Starting at the line that contains "Rebuild this diagram" and stopping at the line that contains "minimum width=304pt, minimum", return those lines exactly and nothing else. Both end lines count; pictures do not.

- _Excerpted data_:
━━━━━━━━━━

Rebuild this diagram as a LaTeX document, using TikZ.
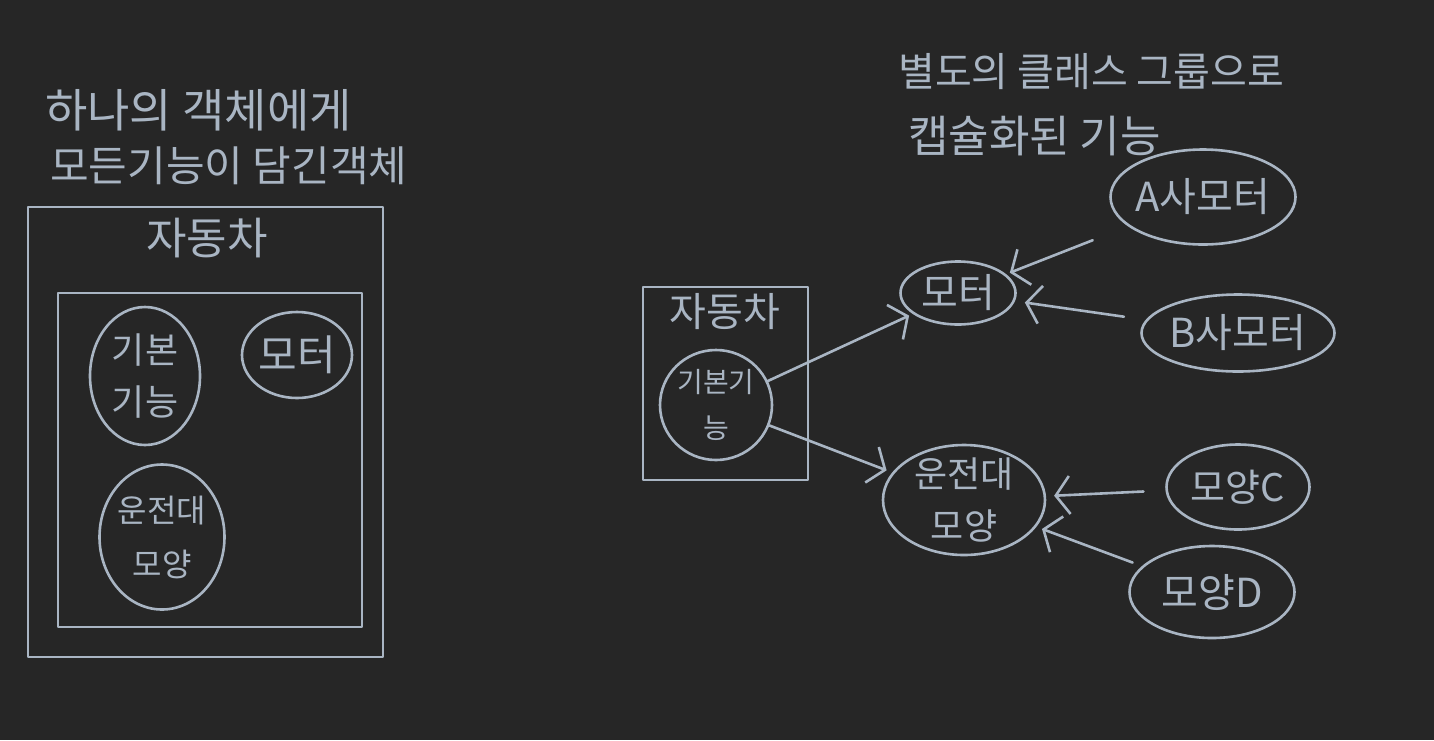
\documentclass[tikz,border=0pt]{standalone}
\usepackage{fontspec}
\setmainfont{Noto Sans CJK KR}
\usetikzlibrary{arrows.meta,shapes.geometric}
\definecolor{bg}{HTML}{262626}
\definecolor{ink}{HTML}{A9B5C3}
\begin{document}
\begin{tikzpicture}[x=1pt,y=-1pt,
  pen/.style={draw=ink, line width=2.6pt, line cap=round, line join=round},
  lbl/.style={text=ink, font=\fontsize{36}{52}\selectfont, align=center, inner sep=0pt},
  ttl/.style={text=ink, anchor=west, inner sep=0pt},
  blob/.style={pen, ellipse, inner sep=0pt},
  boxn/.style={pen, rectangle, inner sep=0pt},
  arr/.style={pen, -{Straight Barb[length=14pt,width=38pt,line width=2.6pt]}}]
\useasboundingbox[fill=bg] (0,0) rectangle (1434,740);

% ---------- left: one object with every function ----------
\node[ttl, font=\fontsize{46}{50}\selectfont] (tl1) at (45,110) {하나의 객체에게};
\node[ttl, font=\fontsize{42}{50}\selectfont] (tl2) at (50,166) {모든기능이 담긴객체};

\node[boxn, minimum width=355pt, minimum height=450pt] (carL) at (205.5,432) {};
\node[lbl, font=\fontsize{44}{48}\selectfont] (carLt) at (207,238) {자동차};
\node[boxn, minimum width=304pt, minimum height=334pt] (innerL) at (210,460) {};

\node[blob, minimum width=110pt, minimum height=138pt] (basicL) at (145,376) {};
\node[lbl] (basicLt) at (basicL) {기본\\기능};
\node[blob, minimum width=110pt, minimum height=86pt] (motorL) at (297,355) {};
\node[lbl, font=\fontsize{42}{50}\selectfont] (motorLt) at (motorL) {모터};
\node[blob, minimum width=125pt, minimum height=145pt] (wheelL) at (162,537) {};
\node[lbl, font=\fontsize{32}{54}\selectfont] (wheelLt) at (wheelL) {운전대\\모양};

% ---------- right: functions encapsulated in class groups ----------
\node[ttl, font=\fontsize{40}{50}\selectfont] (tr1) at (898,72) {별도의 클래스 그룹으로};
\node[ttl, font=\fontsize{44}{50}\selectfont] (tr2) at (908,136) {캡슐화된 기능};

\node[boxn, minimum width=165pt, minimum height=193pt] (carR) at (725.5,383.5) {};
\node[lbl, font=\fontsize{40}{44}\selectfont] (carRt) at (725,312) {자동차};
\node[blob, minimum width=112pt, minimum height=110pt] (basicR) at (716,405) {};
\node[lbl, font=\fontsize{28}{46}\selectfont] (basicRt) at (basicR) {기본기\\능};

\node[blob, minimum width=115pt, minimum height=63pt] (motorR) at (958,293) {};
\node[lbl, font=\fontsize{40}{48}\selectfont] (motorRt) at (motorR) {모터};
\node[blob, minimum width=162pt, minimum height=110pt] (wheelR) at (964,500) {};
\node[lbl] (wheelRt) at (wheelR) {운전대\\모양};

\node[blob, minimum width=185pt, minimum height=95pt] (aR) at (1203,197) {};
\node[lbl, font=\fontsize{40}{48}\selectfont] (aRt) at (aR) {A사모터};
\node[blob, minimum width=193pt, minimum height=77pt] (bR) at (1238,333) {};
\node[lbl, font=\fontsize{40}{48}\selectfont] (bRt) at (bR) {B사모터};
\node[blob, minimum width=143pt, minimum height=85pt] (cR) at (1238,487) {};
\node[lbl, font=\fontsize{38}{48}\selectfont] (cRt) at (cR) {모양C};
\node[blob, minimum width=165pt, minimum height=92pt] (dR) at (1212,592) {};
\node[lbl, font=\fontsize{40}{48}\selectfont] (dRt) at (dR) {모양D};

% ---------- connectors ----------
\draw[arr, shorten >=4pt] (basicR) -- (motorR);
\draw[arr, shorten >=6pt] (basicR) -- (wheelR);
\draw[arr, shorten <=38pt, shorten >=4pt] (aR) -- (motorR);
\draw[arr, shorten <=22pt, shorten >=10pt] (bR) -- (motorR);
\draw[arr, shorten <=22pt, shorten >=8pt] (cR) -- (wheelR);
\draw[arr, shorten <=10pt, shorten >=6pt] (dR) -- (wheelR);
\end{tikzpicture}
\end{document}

━━━━━━━━━━

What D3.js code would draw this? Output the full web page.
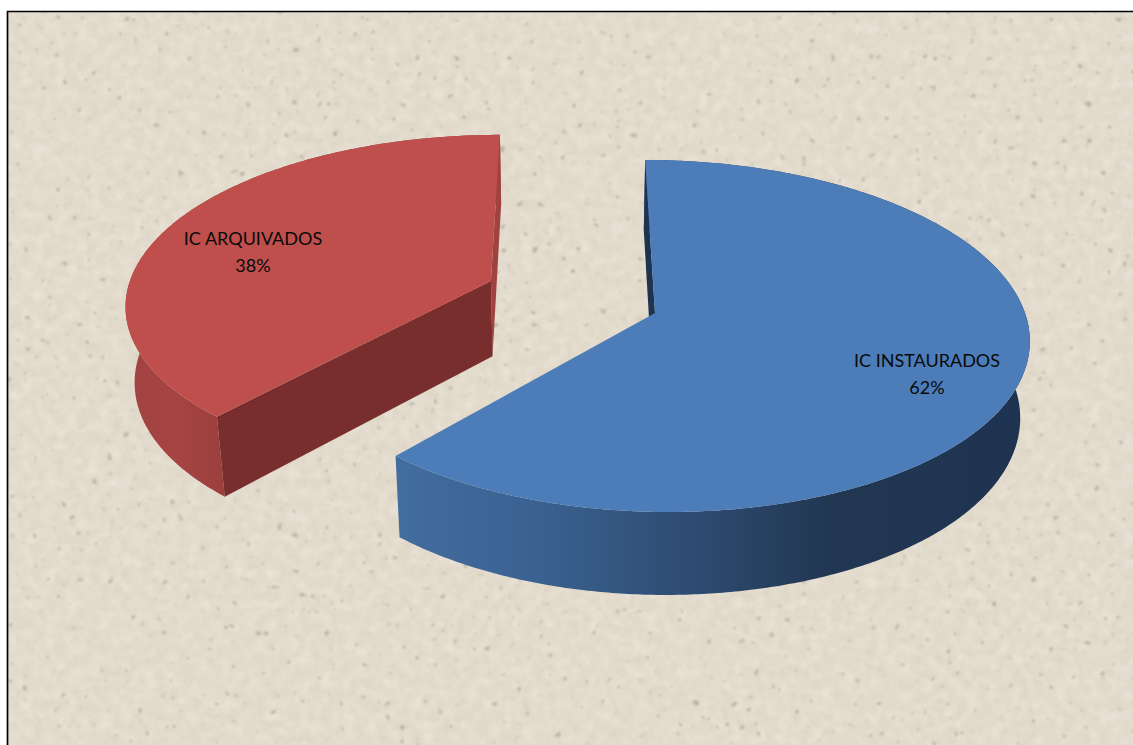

━━━━━━━━━━

- _Full answer_:
Rebuild this diagram as a LaTeX document, using TikZ.
\documentclass[tikz,border=0pt]{standalone}
\usepackage{fontspec}
\setmainfont{Noto Sans CJK KR}
\usetikzlibrary{arrows.meta,shapes.geometric}
\definecolor{bg}{HTML}{262626}
\definecolor{ink}{HTML}{A9B5C3}
\begin{document}
\begin{tikzpicture}[x=1pt,y=-1pt,
  pen/.style={draw=ink, line width=2.6pt, line cap=round, line join=round},
  lbl/.style={text=ink, font=\fontsize{36}{52}\selectfont, align=center, inner sep=0pt},
  ttl/.style={text=ink, anchor=west, inner sep=0pt},
  blob/.style={pen, ellipse, inner sep=0pt},
  boxn/.style={pen, rectangle, inner sep=0pt},
  arr/.style={pen, -{Straight Barb[length=14pt,width=38pt,line width=2.6pt]}}]
\useasboundingbox[fill=bg] (0,0) rectangle (1434,740);

% ---------- left: one object with every function ----------
\node[ttl, font=\fontsize{46}{50}\selectfont] (tl1) at (45,110) {하나의 객체에게};
\node[ttl, font=\fontsize{42}{50}\selectfont] (tl2) at (50,166) {모든기능이 담긴객체};

\node[boxn, minimum width=355pt, minimum height=450pt] (carL) at (205.5,432) {};
\node[lbl, font=\fontsize{44}{48}\selectfont] (carLt) at (207,238) {자동차};
\node[boxn, minimum width=304pt, minimum height=334pt] (innerL) at (210,460) {};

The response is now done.